[Given task]: Each line that includes the string "chart" counts once; give the total and nothing else.

-------- Material for this exercise --------

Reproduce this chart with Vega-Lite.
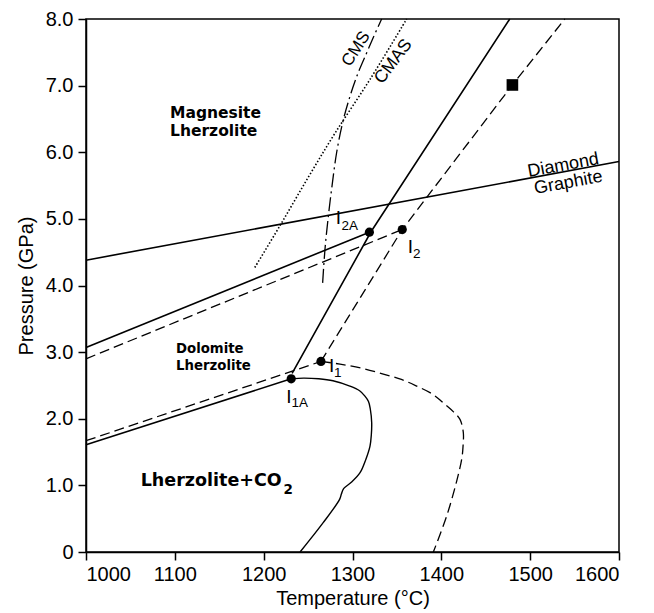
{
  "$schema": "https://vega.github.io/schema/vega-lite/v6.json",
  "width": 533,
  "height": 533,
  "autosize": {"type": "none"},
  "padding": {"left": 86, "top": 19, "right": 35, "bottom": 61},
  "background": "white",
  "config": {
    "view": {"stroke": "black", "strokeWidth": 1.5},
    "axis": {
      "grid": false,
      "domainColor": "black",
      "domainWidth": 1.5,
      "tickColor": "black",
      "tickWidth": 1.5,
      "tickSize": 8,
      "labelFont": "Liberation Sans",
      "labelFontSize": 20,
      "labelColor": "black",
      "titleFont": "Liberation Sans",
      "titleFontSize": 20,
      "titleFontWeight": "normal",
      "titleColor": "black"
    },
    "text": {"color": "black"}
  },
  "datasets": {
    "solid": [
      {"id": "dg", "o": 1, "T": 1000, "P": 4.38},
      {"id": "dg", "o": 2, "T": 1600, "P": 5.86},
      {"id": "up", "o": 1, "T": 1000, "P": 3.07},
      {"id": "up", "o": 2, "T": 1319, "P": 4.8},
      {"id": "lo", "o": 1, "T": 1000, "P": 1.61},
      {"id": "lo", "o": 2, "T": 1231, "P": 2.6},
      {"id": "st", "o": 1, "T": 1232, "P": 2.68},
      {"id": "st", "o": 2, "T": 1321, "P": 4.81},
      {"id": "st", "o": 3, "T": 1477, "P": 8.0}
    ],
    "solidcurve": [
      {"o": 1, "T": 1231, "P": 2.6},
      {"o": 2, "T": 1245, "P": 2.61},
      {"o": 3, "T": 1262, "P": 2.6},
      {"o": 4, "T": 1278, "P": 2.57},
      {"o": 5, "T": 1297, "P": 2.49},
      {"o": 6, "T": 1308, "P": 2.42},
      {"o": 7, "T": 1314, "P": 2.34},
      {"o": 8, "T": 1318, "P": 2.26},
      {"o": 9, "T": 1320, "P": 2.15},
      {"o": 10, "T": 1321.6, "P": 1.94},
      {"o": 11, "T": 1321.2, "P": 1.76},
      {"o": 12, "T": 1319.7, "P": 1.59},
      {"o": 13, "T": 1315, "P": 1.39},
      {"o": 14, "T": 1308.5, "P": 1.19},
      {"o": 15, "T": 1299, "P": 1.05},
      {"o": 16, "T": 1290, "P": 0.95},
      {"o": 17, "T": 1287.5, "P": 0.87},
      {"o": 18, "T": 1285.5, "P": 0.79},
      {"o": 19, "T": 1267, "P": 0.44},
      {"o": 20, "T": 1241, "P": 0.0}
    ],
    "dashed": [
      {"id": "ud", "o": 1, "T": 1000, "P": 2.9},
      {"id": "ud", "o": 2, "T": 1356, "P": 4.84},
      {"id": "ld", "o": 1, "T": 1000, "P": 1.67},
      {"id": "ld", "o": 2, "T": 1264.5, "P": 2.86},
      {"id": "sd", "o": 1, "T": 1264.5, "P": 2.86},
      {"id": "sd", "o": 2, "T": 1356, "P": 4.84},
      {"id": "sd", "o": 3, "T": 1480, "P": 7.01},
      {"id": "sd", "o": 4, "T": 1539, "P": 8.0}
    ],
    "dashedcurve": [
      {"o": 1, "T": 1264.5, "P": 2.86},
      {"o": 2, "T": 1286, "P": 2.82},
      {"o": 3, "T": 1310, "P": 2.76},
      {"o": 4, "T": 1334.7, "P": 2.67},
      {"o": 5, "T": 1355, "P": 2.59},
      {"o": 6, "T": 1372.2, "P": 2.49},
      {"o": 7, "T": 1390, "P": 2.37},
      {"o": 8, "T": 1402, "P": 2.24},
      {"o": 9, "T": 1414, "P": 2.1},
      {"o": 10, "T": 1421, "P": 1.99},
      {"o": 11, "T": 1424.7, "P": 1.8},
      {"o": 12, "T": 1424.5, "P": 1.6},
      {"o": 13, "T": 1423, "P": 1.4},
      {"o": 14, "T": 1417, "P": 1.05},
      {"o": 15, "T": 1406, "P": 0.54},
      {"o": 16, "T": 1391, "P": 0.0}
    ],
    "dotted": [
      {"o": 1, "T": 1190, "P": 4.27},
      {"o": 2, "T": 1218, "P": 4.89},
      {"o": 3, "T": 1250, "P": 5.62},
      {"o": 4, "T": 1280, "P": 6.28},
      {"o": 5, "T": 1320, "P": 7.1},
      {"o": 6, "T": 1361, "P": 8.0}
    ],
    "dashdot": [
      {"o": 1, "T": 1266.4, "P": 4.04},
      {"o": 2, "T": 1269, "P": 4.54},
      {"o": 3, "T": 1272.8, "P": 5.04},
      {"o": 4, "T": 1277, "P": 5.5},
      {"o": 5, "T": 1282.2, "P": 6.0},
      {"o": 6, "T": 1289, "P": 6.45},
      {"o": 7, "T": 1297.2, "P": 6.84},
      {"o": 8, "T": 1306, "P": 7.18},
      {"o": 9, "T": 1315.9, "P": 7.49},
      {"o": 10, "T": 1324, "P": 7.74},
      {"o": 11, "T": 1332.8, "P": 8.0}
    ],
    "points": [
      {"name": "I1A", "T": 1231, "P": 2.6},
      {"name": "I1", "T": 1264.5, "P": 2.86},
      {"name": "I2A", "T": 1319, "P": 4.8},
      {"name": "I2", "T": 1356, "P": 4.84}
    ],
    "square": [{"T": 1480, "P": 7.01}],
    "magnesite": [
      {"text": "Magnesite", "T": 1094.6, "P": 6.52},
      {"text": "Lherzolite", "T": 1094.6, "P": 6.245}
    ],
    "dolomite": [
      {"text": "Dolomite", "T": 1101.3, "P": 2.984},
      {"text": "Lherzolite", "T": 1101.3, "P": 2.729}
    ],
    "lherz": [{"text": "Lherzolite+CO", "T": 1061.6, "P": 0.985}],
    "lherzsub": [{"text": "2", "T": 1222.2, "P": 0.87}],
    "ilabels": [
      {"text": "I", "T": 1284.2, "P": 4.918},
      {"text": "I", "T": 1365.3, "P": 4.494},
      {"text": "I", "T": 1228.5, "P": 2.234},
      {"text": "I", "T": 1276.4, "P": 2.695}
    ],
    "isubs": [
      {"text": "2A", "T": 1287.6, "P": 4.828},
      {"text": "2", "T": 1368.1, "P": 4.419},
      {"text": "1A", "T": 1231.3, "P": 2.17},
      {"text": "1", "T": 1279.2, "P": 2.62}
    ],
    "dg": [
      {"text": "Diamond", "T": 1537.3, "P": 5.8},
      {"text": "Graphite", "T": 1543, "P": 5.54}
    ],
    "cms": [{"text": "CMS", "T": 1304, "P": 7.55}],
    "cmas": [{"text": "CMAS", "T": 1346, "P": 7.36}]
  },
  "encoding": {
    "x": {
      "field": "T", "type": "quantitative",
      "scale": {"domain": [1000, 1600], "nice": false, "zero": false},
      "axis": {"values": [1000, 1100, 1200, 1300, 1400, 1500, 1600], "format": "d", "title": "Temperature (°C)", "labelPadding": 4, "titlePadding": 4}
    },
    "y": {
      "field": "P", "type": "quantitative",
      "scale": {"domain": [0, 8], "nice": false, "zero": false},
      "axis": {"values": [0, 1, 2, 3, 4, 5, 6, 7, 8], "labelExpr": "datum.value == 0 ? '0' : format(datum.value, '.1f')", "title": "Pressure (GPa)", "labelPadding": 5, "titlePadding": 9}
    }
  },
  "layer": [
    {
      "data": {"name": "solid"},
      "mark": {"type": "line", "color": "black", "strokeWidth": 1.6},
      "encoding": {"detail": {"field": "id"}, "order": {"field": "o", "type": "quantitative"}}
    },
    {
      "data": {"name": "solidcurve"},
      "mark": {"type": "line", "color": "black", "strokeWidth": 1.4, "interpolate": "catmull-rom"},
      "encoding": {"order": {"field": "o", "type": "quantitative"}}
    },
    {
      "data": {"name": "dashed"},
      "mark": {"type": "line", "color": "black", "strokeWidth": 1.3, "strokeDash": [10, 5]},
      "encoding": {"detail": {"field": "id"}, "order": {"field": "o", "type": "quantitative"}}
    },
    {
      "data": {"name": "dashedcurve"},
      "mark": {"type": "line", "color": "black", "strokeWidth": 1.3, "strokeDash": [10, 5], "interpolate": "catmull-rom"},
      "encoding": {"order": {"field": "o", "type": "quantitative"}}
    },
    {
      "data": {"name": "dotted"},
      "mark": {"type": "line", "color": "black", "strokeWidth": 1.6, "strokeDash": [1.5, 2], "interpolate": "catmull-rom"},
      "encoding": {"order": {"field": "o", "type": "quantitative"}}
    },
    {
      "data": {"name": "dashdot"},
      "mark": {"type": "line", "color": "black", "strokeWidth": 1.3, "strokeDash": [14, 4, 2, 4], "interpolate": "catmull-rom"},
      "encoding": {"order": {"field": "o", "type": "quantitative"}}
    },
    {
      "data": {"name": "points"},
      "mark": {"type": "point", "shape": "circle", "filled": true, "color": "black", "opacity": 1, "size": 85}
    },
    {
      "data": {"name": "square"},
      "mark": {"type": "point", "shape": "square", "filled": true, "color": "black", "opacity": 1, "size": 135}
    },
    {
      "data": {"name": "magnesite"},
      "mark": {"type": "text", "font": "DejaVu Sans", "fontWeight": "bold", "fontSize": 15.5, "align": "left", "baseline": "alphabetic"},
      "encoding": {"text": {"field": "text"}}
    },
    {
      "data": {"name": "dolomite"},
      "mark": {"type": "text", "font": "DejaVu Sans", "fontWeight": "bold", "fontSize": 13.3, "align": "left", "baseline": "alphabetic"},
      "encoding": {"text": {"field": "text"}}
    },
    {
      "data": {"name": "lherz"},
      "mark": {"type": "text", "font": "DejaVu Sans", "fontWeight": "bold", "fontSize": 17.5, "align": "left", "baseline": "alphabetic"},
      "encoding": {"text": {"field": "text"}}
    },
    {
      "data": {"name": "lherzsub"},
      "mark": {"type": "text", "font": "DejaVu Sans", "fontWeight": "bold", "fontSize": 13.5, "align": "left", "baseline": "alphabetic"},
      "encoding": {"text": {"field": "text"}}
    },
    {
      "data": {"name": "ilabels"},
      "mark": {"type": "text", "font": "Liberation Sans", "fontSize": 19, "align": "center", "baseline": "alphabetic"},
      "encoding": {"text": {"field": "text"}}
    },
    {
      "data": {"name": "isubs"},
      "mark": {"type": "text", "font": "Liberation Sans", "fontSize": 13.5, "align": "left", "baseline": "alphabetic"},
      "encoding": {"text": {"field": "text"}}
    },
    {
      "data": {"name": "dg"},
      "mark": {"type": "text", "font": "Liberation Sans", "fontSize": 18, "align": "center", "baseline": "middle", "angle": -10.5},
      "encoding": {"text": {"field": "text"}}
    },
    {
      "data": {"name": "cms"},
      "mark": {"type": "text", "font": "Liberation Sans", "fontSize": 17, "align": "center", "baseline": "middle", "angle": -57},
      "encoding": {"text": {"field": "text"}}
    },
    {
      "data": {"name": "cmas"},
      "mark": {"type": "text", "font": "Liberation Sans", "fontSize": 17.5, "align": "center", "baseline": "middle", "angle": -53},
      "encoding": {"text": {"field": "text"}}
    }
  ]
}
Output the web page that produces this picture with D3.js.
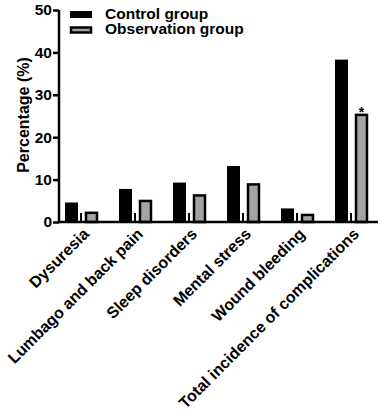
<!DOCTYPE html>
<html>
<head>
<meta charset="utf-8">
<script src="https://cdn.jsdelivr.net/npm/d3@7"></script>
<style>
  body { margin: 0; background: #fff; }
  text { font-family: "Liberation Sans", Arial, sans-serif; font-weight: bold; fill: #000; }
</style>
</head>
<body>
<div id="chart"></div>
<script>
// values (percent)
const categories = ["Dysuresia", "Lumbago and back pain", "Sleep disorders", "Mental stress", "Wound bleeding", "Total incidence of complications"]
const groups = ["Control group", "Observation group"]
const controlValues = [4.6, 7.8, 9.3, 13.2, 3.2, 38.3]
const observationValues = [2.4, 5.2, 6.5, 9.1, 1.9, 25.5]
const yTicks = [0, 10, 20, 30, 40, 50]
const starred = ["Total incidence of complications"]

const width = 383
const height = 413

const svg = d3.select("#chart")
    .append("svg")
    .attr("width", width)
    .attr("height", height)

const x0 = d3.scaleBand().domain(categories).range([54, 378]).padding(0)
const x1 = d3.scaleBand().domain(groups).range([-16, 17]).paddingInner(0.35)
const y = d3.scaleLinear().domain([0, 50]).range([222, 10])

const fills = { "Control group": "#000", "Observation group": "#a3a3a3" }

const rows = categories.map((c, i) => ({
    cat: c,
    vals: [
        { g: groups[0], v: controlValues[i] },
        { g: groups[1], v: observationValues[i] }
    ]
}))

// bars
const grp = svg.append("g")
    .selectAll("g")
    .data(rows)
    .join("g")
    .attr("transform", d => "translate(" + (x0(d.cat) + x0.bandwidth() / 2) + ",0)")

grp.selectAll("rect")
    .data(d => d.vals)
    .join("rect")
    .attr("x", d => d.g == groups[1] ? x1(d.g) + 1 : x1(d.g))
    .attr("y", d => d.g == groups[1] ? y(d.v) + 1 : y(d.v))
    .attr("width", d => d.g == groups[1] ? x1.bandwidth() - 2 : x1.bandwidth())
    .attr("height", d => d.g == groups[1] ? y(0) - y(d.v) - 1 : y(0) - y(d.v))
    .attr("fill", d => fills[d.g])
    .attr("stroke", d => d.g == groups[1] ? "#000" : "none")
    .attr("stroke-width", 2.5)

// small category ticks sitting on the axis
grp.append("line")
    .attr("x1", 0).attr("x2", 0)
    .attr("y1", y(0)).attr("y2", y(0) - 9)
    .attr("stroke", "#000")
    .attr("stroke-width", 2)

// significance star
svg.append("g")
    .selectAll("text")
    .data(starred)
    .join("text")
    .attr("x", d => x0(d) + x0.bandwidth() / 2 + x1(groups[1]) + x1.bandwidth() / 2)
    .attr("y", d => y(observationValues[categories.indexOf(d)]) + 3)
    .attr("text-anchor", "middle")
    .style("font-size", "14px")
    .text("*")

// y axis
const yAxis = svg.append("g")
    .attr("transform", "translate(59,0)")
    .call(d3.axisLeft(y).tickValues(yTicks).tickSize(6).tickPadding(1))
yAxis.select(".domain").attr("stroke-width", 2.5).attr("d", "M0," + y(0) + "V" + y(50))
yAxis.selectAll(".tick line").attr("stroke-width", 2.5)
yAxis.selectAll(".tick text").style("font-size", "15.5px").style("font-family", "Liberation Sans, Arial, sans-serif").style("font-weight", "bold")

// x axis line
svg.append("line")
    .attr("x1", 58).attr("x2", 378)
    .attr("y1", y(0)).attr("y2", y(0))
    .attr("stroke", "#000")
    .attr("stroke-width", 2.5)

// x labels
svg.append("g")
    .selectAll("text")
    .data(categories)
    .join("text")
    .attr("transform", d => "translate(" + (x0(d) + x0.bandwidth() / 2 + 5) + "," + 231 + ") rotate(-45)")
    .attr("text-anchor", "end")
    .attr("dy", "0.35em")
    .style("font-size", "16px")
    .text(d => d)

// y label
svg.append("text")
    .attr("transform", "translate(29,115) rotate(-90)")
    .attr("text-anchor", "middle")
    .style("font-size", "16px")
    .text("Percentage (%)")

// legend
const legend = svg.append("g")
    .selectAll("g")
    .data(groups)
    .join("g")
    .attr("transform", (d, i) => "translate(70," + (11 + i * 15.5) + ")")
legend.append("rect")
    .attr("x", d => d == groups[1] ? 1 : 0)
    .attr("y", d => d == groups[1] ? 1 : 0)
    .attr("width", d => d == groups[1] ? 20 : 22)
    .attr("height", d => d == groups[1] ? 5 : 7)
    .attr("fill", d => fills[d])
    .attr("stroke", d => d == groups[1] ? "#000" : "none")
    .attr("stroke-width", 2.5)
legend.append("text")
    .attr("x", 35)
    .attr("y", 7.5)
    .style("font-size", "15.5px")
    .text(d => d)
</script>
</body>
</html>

--------

[Exercise solution]: 3